I wrote a report for Sojourners Magazine last summer, briefly chronicling how a coalition led by a dynamic African-American preacher began to organize seven years ago for Historic Thousands on Jones Street.
But I think this photo taken by my buddy Franklin Golden captures it best. Like Dr. King, Rev. Barber is a great preacher, skilled at bringing the best of the Afro-American preaching tradition together with policy analysis and an appeal to the moral center of the common good in Western political thought. But Rev. Barber isn’t just a good preacher. He’s also a student of NC’s greatest organizer, Ella Baker, who insisted that “strong people don’t need strong leaders.” They called Ella Baker the “Fundi” because she held the wisdom of ages while putting the young people out front, gentling whispering in their ears that they too could lead. I love this picture because it captures the fire of the prophet in the background while foregrounding the strong image of a child who’s been empowered.

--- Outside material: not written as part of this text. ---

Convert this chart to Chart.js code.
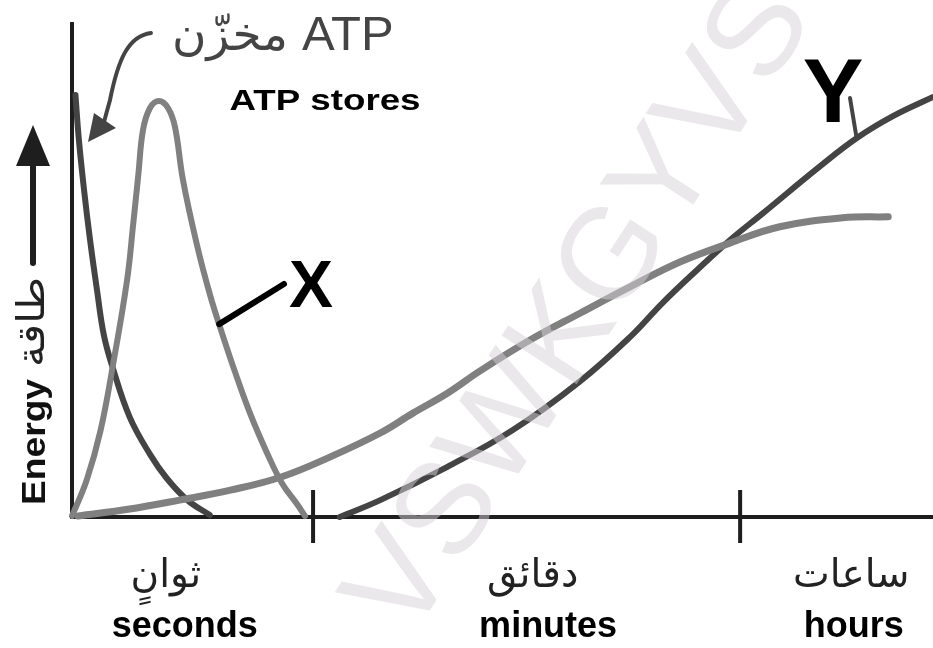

Is there a name for this kind of leadership? Where does it come from and how is it sustained?
Peter Heltzel and Alexia Salvatiera have written a book, Faith-Rooted Organizing, that gives language to the revival we’ve been experiencing in NC. I’ve been encouraged over the past decade to witness the beginnings of a justice revival among white evangelicals in the US. Annual gatherings like CCDA and the Justice Conference regularly bring together thousands of young people who know that a personal relationship with Jesus demands a personal relationship with the poor. In this beloved community, they are learning to hunger and thirst for justice.
But what wells do we have to draw from once our thirst for justice has been whetted? Alexia and Peter have given us a great primer for introducing young folks to the world of organizing. Those who are not already familiar with Saul Alinsky’s ground-breaking work may not immediately understand the polemic for “faith-rooted organizing” as a distinctive model in the early chapters. (If not, they would do well to read his Rules for Radicals alongside this work.) But the key components are sound, the stories inspiring, and the elder’s voices wise and worth listening to.
The Foreword Together Movement in North Carolina is preparing now for a Freedom Summer Project. 50 young people from across the state are going to follow Rev. Barber’s lead and the legacy of those who gave so much in MS 50 years ago. They’re going into communities across our state to build up the new world that they know is possible. I want to get a copy of Faith-Rooted Organizing into each of their hands. But not just theirs. I hope every person of faith who prays “thy kingdom come, thy will be done” will use this tool to learn how they can pray that prayer with their hands and feet.